*Written task:* The listing below begins with the first line you should copy; stop after the line containing "import plotly.graph_objects as go", and drop every picture.

*Recorded data:*
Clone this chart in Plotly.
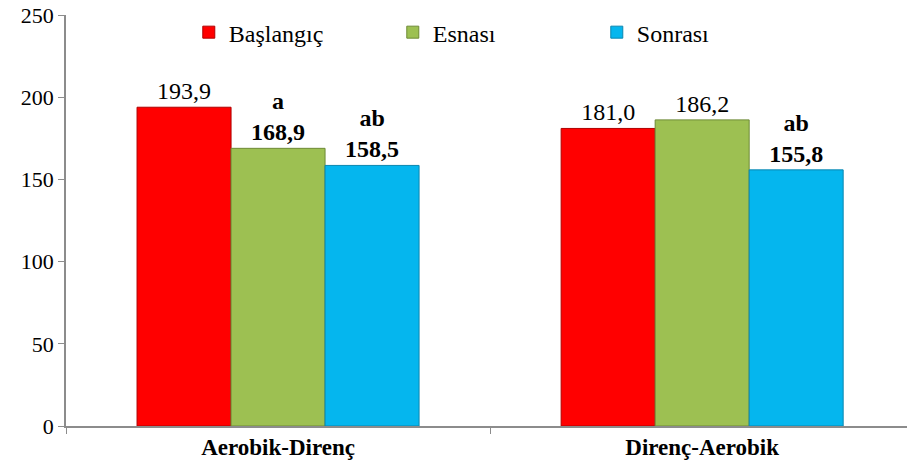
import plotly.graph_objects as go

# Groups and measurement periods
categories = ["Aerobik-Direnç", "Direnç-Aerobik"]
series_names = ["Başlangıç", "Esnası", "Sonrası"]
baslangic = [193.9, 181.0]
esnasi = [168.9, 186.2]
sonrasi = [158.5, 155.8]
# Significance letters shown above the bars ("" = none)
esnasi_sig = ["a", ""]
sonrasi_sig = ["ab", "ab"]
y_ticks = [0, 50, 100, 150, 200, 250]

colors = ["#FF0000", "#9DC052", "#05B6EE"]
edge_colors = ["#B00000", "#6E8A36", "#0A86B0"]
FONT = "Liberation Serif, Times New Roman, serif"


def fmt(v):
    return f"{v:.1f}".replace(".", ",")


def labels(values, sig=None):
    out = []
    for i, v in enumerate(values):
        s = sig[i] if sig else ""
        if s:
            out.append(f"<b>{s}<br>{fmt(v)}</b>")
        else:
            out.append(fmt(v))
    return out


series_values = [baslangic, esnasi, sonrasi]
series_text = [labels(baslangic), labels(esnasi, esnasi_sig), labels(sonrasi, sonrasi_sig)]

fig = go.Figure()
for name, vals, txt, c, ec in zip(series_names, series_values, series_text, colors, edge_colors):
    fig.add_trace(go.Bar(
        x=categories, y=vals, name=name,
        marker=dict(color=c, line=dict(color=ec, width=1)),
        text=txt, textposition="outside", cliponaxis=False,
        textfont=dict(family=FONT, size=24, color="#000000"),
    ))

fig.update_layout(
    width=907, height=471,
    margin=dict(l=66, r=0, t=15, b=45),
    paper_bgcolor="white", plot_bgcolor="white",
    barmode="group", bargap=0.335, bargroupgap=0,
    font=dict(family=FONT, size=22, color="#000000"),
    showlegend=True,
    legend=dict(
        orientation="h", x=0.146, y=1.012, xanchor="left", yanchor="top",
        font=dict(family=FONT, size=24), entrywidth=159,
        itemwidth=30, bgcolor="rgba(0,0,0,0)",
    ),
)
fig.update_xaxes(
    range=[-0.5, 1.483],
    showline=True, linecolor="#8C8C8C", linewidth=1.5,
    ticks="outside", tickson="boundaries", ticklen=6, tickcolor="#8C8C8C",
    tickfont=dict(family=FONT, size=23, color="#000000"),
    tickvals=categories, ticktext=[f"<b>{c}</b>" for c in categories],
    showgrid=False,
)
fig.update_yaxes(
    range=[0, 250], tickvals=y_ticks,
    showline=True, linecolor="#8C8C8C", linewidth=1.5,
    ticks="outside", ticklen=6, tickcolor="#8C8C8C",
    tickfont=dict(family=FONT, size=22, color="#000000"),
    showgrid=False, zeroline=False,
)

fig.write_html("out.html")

*Solution:*
Clone this chart in Plotly.
import plotly.graph_objects as go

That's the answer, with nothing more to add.